■ **GOAL**: Leave out every picture, then output exactly the lines between the ones holding "Generate a Python" and "plt.rcParams['mathtext.fontset'] = 'cm'", inclusive, and nothing beyond them.

--- begin EXCERPTED DATA ---

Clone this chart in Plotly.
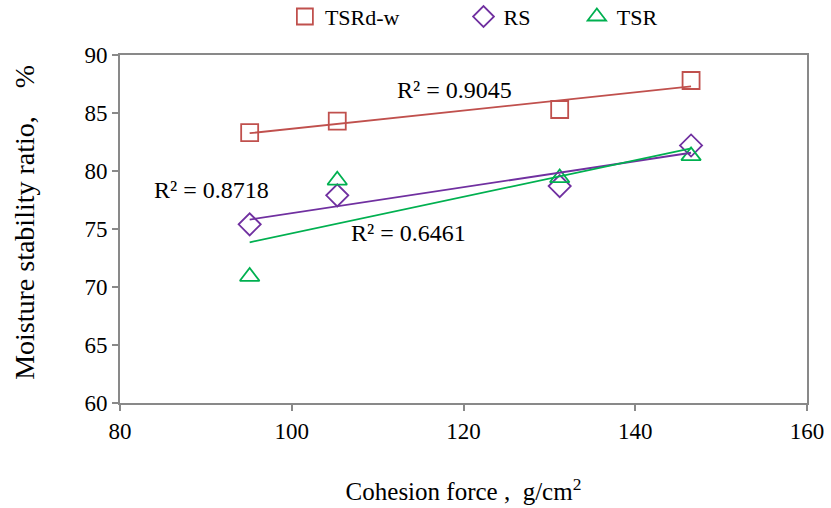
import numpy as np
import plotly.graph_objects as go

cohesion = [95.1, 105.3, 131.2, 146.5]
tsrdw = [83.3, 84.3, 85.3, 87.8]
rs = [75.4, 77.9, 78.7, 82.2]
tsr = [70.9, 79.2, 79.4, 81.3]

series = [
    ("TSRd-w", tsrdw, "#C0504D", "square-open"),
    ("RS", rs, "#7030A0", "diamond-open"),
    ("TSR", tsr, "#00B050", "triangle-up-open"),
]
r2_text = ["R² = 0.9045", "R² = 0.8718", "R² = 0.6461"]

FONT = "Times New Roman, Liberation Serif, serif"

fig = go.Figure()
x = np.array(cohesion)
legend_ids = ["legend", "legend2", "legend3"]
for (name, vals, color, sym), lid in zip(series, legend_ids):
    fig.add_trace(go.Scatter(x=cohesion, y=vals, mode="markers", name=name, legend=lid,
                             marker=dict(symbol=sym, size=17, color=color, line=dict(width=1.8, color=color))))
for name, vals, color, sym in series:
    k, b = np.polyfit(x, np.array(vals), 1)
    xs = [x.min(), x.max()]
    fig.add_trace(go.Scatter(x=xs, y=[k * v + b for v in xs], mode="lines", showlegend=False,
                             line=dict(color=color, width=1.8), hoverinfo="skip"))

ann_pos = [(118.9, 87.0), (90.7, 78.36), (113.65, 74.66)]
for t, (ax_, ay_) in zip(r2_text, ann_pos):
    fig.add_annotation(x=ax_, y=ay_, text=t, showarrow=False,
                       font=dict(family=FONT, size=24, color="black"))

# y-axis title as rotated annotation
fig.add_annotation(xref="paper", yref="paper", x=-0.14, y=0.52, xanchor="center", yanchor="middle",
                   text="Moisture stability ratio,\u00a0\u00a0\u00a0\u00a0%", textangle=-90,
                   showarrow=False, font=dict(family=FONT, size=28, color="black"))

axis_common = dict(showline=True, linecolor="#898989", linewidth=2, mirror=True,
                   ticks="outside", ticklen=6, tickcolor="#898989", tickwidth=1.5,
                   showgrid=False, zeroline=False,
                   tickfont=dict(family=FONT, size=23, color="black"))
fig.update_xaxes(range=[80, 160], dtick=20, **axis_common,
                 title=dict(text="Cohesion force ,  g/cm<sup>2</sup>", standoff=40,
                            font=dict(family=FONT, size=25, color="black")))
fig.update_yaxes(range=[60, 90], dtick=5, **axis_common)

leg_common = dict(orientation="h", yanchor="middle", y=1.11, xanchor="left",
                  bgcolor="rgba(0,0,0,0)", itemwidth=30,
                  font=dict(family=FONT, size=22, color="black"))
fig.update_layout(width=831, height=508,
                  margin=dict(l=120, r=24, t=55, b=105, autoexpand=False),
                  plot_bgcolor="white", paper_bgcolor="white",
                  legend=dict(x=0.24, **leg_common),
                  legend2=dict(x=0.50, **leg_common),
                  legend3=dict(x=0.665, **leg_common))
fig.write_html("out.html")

--- end EXCERPTED DATA ---
--- begin EXCERPTED DATA ---

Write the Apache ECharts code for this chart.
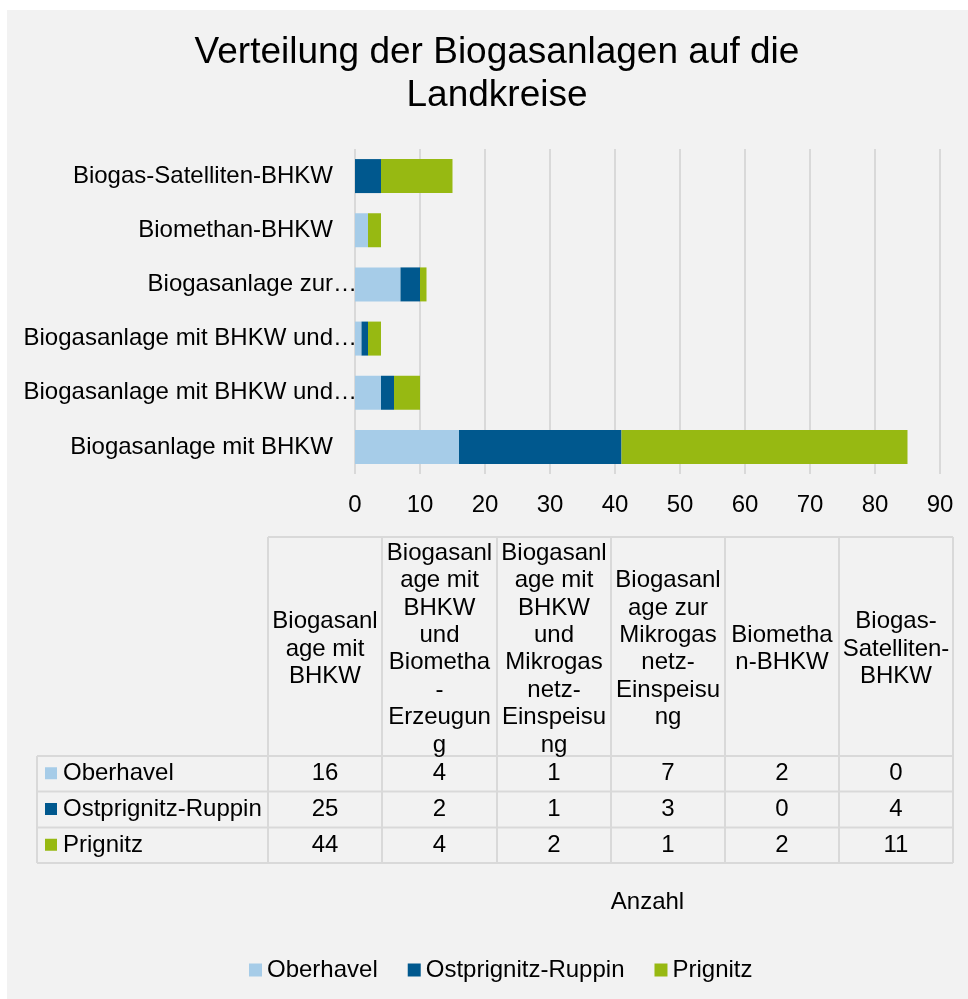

--- end EXCERPTED DATA ---
--- begin EXCERPTED DATA ---

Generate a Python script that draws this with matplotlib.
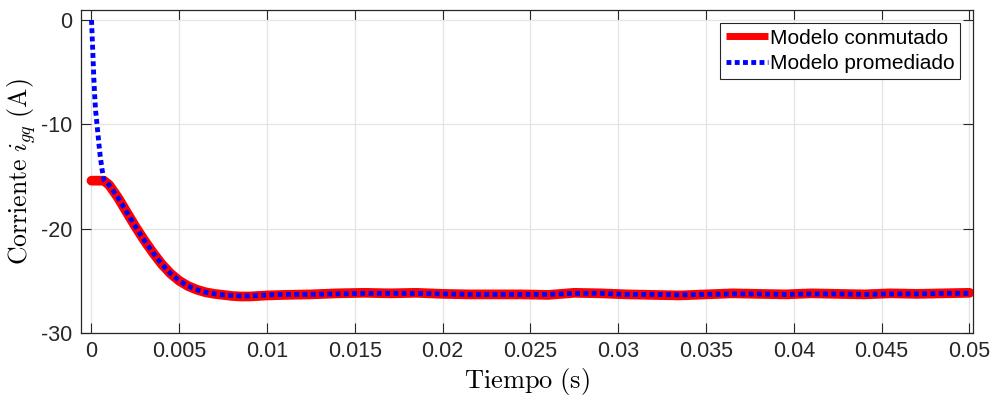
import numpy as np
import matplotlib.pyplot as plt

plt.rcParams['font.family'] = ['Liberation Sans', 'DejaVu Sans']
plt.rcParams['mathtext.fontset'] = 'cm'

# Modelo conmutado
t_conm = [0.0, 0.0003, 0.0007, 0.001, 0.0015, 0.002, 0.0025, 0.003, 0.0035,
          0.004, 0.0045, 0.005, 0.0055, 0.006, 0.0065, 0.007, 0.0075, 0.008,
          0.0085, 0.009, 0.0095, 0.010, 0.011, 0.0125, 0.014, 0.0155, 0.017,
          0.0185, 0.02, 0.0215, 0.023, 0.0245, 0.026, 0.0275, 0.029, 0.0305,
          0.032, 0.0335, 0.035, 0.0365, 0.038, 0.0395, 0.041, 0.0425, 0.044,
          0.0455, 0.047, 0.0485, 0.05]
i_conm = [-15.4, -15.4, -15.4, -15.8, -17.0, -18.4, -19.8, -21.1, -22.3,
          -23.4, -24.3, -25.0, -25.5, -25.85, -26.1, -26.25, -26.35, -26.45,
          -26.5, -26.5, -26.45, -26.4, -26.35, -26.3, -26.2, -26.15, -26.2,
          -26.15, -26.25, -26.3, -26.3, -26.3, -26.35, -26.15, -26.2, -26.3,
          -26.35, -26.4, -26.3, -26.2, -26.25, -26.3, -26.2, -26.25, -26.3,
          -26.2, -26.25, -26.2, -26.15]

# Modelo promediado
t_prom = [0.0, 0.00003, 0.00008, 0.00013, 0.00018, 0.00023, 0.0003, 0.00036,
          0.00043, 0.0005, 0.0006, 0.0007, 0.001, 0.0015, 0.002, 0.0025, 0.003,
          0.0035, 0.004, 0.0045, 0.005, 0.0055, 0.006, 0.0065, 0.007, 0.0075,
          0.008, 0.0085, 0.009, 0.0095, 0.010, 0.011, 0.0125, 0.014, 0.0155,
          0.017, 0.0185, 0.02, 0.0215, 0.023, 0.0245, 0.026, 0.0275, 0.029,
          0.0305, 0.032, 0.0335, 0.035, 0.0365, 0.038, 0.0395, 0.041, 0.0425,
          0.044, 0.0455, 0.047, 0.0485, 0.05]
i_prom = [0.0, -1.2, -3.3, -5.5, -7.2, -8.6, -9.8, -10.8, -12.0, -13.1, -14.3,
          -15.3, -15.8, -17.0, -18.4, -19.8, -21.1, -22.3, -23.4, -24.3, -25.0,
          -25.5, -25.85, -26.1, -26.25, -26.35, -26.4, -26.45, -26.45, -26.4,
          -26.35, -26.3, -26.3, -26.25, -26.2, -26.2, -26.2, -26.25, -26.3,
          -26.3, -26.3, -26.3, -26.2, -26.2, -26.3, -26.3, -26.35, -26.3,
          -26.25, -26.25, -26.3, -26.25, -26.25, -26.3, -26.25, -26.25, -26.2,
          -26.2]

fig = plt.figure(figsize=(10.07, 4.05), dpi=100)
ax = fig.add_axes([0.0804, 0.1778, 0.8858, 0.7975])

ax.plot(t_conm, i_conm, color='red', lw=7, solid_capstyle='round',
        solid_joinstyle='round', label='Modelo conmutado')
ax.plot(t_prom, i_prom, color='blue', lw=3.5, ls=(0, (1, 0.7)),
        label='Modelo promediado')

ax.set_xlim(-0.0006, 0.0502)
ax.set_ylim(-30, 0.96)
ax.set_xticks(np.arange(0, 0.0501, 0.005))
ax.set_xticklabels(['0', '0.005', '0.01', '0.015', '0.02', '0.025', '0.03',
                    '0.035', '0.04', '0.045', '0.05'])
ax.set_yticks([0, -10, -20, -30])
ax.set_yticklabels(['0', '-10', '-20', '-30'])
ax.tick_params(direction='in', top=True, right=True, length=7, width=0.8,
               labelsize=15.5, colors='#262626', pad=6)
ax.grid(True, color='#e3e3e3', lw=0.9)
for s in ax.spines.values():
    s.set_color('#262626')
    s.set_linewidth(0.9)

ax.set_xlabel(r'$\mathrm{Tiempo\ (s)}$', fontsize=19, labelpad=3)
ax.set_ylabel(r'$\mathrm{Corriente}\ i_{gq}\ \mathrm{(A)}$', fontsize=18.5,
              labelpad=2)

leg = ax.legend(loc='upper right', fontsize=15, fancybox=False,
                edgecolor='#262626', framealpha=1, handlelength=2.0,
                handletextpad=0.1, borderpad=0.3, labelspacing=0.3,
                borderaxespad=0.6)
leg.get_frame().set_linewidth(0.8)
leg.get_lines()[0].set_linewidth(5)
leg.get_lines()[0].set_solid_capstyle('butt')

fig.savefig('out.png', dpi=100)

--- end EXCERPTED DATA ---

■ **IN RESPONSE**:
Generate a Python script that draws this with matplotlib.
import numpy as np
import matplotlib.pyplot as plt

plt.rcParams['font.family'] = ['Liberation Sans', 'DejaVu Sans']
plt.rcParams['mathtext.fontset'] = 'cm'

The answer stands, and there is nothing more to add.